The Benguela and Belize fields will be developed
together as a separate development from Kuito. Presently Chevron
is in development planning for the fields with project authorization
targeted for early 2002.
Coming Up Dry
Following 3-D seismic acquisition in the deeper portions
of the block, Chevron was ready to step out with its exploration
program in 1999. The company drilled two wells in deeper water in
the block's western portion, and both were dry holes.
Factors of failure included trap risk and the need
to understand the relationship of the seals within the section.
"Also, during this time we were trying to understand
the relationship of seismic amplitudes -- especially amplitude vs.
offset -- to the sands and hydrocarbons," Schirmer said. "We felt
like we had a handle on that relationship based on the earlier wells,
but when we stepped out into deeper water those seismic amplitude
relationships had a subtle change.
"The information we gleaned from these two unsuccessful
wells allowed us to fine tune our modeling efforts," he added. "We
certainly weren't discouraged after all the success we have had."
The two dry holes forced Chevron to go back and analyze
its portfolio based on the new information.
"We had a large number of prospects, and we went
through a very rigorous process of maturing all the channels, making
sure they were evaluated with a consistent risk and volumetric type
approach," he said. "We racked up the entire inventory with our
partners on a consistent common basis, and we incorporated lessons
learned from all our previous drilling activity to better understand
this relationship of traps and seismic amplitude to try and understand
how to lower the risk on subsequent wells."
Modern-Day Pioneers
All that worked paid off last year, when Chevron
discovered the Tomboco Field in the Middle and Lower Miocene about
six kilometers west of the Benguela Field in 500 kilometers of water.
The well flowed 16,000 barrels of oil a day on test.
That discovery was followed by the Lobito discovery
in the Lower Miocene, which flowed 10,200 barrels daily on test.
"These last two wells were significant breakthroughs
for us," Schirmer said. "We developed a new methodology for looking
at seismic amplitudes, and it broke some of the paradigms we had
previously held.

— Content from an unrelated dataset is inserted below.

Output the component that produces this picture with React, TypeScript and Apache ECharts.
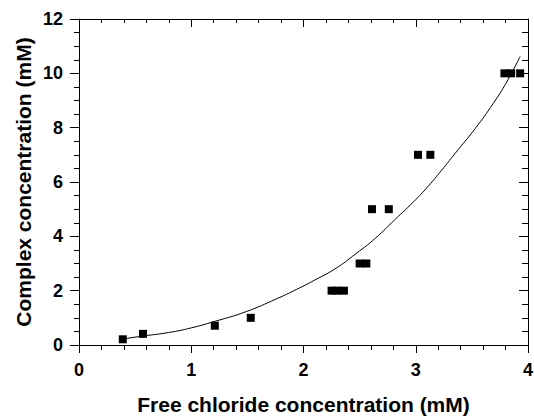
import React, { useEffect, useRef } from "react";
import * as echarts from "echarts";

// Measured points (free chloride mM, complex mM)
const pointX = [0.39, 0.57, 1.21, 1.53, 2.25, 2.3, 2.36, 2.5, 2.56, 2.61, 2.76, 3.02, 3.13, 3.79, 3.85, 3.93];
const pointY = [0.21, 0.41, 0.71, 1.0, 2, 2, 2, 3, 3, 5, 5, 7, 7, 10, 10, 10];

// Fitted curve
const curveX = [0.37, 0.57, 0.8, 1.0, 1.21, 1.49, 1.76, 1.94, 2.1, 2.28, 2.47, 2.64, 2.81, 2.98, 3.11, 3.23, 3.35, 3.53, 3.69, 3.81, 3.93];
const curveY = [0.21, 0.33, 0.46, 0.63, 0.87, 1.23, 1.7, 2.05, 2.39, 2.8, 3.37, 3.93, 4.6, 5.27, 5.84, 6.43, 7.05, 7.97, 8.89, 9.68, 10.62];

const xTitle = "Free chloride concentration (mM)";
const yTitle = "Complex concentration (mM)";

const TICK_FONT = "'Liberation Sans Narrow', 'Liberation Sans', Arial, sans-serif";
const TITLE_FONT = "'Liberation Sans', Arial, sans-serif";

export default function App() {
  const ref = useRef<HTMLDivElement>(null);
  useEffect(() => {
    if (!ref.current) return;
    const chart = echarts.init(ref.current, null, { renderer: "svg" });
    const lineStyle = { color: "#000", width: 1 };
    const baseX = {
      type: "value" as const,
      min: 0,
      max: 4,
      interval: 1,
      splitLine: { show: false },
      axisLine: { show: true, onZero: false, lineStyle },
    };
    const baseY = {
      type: "value" as const,
      min: 0,
      max: 12,
      interval: 2,
      splitLine: { show: false },
      axisLine: { show: true, onZero: false, lineStyle },
    };
    chart.setOption({
      animation: false,
      backgroundColor: "#fff",
      grid: { left: 79, right: 6, top: 19, bottom: 71, containLabel: false, outerBoundsMode: "none" },
      xAxis: [
        {
          ...baseX,
          position: "bottom",
          name: xTitle,
          nameLocation: "middle",
          nameGap: 49,
          nameMoveOverlap: false,
          nameTextStyle: { fontFamily: TITLE_FONT, fontWeight: "bold", fontSize: 21, color: "#000" },
          axisTick: { show: true, inside: false, length: 8, lineStyle },
          minorTick: { show: true, splitNumber: 5, length: 5, lineStyle },
          axisLabel: { show: true, margin: 16, fontFamily: TICK_FONT, fontWeight: "bold", fontSize: 18, color: "#000" },
        },
        {
          ...baseX,
          position: "top",
          axisTick: { show: true, inside: true, length: 8, lineStyle },
          minorTick: { show: true, splitNumber: 5, length: 4, lineStyle },
          axisLabel: { show: false },
        },
      ],
      yAxis: [
        {
          ...baseY,
          position: "left",
          name: yTitle,
          nameLocation: "middle",
          nameGap: 45,
          nameMoveOverlap: false,
          nameTextStyle: { fontFamily: TITLE_FONT, fontWeight: "bold", fontSize: 21, color: "#000" },
          axisTick: { show: true, inside: false, length: 9, lineStyle },
          minorTick: { show: true, splitNumber: 4, length: 5, lineStyle },
          axisLabel: { show: true, margin: 16, fontFamily: TICK_FONT, fontWeight: "bold", fontSize: 18, color: "#000" },
        },
        {
          ...baseY,
          position: "right",
          axisTick: { show: true, inside: true, length: 9, lineStyle },
          minorTick: { show: true, splitNumber: 4, length: 6, lineStyle },
          axisLabel: { show: false },
        },
      ],
      series: [
        {
          type: "line",
          xAxisIndex: 0,
          yAxisIndex: 0,
          data: curveX.map((x, i) => [x, curveY[i]]),
          smooth: 0.5,
          showSymbol: false,
          symbol: "none",
          lineStyle: { color: "#000", width: 1 },
          z: 2,
        },
        {
          type: "scatter",
          xAxisIndex: 0,
          yAxisIndex: 0,
          data: pointX.map((x, i) => [x, pointY[i]]),
          symbol: "rect",
          symbolSize: 8,
          itemStyle: { color: "#000", opacity: 1 },
          z: 3,
        },
      ],
    });
    return () => chart.dispose();
  }, []);
  return (
    <div
      ref={ref}
      style={{ position: "fixed", left: 0, top: 0, width: 534, height: 416, background: "#fff" }}
    />
  );
}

We've learned a great deal about what types of
seismic attributes we need to see and how they relate to hydrocarbon
sands within Block 14."
Chevron and partners recently announced a discovery
at Tombua No. 1 that is one of the firm's key wildcats in 2001,
and tested a new structure on the block. The Tombua 1 well flowed
over 10,000 bopd from two zones in the lower Miocene.
Indeed, Chevron and its partners have drilled 12
exploratory wells in just four and a half years, gotten a field
on-line and planned other major capital projects that will come
on-stream between now and 2005.
Plus, Chevron has more primary exploration to do
that has a similar risk profile to what has already been found.
"I've been working with Chevron for 15 years and
started my career in the United States onshore working mature basins,"
Schirmer said. "I really felt like I'd missed out by a generation
on the excitement of finding big fields and we were just mopping
up.
"But here's a place where my generation has the opportunity
to do the same kind of exciting wildcatting that generations before
us enjoyed," he said. "It's incredible."